_STATED GOAL_
Locate the string "React" throughout the material and copy every line in which it occurs.

_STORED DATA_
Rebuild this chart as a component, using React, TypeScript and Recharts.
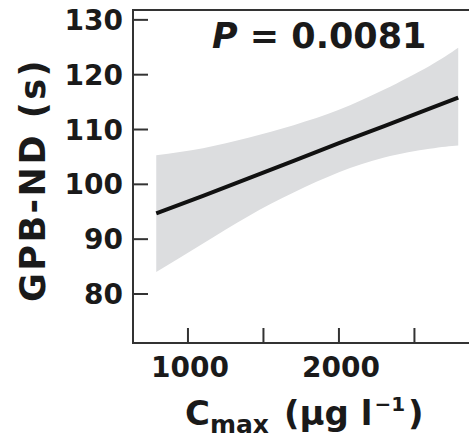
import React from 'react';
import { ComposedChart, Area, Line, XAxis, YAxis, ReferenceArea, Label } from 'recharts';

// Fitted regression of GPB-ND on Cmax, with its confidence band
const cmax = [790, 1100, 1400, 1700, 2000, 2300, 2600, 2790];
const fitted = [94.7, 97.9, 101.1, 104.3, 107.5, 110.6, 113.8, 115.8];
const lower = [84.0, 89.2, 94.2, 98.5, 102.2, 104.9, 106.5, 107.1];
const upper = [105.3, 106.6, 108.5, 110.8, 113.6, 117.3, 121.6, 124.9];

const xTicks = [1000, 1500, 2000, 2500];
const xTickLabels = ['1000', '', '2000', ''];
const yTicks = [80, 90, 100, 110, 120, 130];

const X_DOMAIN: [number, number] = [636, 2868];
const Y_DOMAIN: [number, number] = [71.06, 131.8];

const data = cmax.map((c, i) => ({
  c,
  fit: fitted[i],
  band: [lower[i], upper[i]],
}));

const FONT = '"DejaVu Sans", sans-serif';
const AXIS = '#333';
const INK = '#1a1a1a';

const YTick = ({ x, y, payload }: any) => (
  <g>
    <line x1={x} x2={x + 15} y1={y} y2={y} stroke={AXIS} strokeWidth={2} />
    <text x={x - 10} y={y} dy={10} textAnchor="end" fontFamily={FONT} fontWeight="bold" fontSize={28} fill={INK}>
      {payload.value}
    </text>
  </g>
);

const XTick = ({ x, y, index }: any) => (
  <g>
    <line x1={x} x2={x} y1={y} y2={y - 15} stroke={AXIS} strokeWidth={2} />
    <text x={x + 2} y={y + 34} textAnchor="middle" fontFamily={FONT} fontWeight="bold" fontSize={28} fill={INK}>
      {xTickLabels[index] ?? ''}
    </text>
  </g>
);

const XTitle = () => (
  <text x={185} y={425} fontFamily={FONT} fontWeight="bold" fontSize={34} fill={INK}>
    <tspan>C</tspan>
    <tspan fontSize={25} dy={8}>max</tspan>
    <tspan dy={-8} dx={15}>(μg l</tspan>
    <tspan fontSize={20} dy={-14} dx={2}>−1</tspan>
    <tspan dy={14} dx={3}>)</tspan>
  </text>
);

const YTitle = () => (
  <text
    x={45}
    y={180}
    transform="rotate(-90, 45, 180)"
    textAnchor="middle"
    fontFamily={FONT}
    fontWeight="bold"
    fontSize={35}
    letterSpacing={2.5}
    fill={INK}
  >
    GPB-ND (s)
  </text>
);

const PValue = (props: any) => {
  const vb = props.viewBox || { x: 133, y: 10 };
  return (
    <text x={vb.x + 79} y={vb.y + 38} fontFamily={FONT} fontWeight="bold" fontSize={35} fill={INK}>
      <tspan fontStyle="italic">P</tspan>
      <tspan> = 0.0081</tspan>
    </text>
  );
};

export default function App() {
  return (
    <div style={{ position: 'absolute', left: 0, top: 0, width: 469, height: 440, overflow: 'hidden', background: '#fff' }}>
      <ComposedChart width={472} height={440} data={data} margin={{ top: 10, right: 2, bottom: 0, left: 0 }}>
        <XAxis
          dataKey="c"
          type="number"
          domain={X_DOMAIN}
          allowDataOverflow
          ticks={xTicks}
          interval={0}
          tick={<XTick />}
          tickLine={false}
          tickSize={0}
          tickMargin={0}
          height={97}
          axisLine={{ stroke: AXIS, strokeWidth: 2 }}
          label={<XTitle />}
        />
        <YAxis
          type="number"
          domain={Y_DOMAIN}
          allowDataOverflow
          ticks={yTicks}
          interval={0}
          tick={<YTick />}
          tickLine={false}
          tickSize={0}
          tickMargin={0}
          width={133}
          axisLine={{ stroke: AXIS, strokeWidth: 2 }}
          label={<YTitle />}
        />
        <Area
          dataKey="band"
          type="natural"
          stroke="none"
          fill="#dcdddf"
          fillOpacity={1}
          isAnimationActive={false}
        />
        <Line
          dataKey="fit"
          type="linear"
          stroke="#111"
          strokeWidth={4}
          dot={false}
          isAnimationActive={false}
        />
        <ReferenceArea
          x1={X_DOMAIN[0]}
          x2={X_DOMAIN[1]}
          y1={Y_DOMAIN[0]}
          y2={Y_DOMAIN[1]}
          fill="none"
          stroke={AXIS}
          strokeWidth={2}
          ifOverflow="visible"
        >
          <Label content={<PValue />} />
        </ReferenceArea>
      </ComposedChart>
    </div>
  );
}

_PROBLEM SOLUTION_
Rebuild this chart as a component, using React, TypeScript and Recharts.
import React from 'react';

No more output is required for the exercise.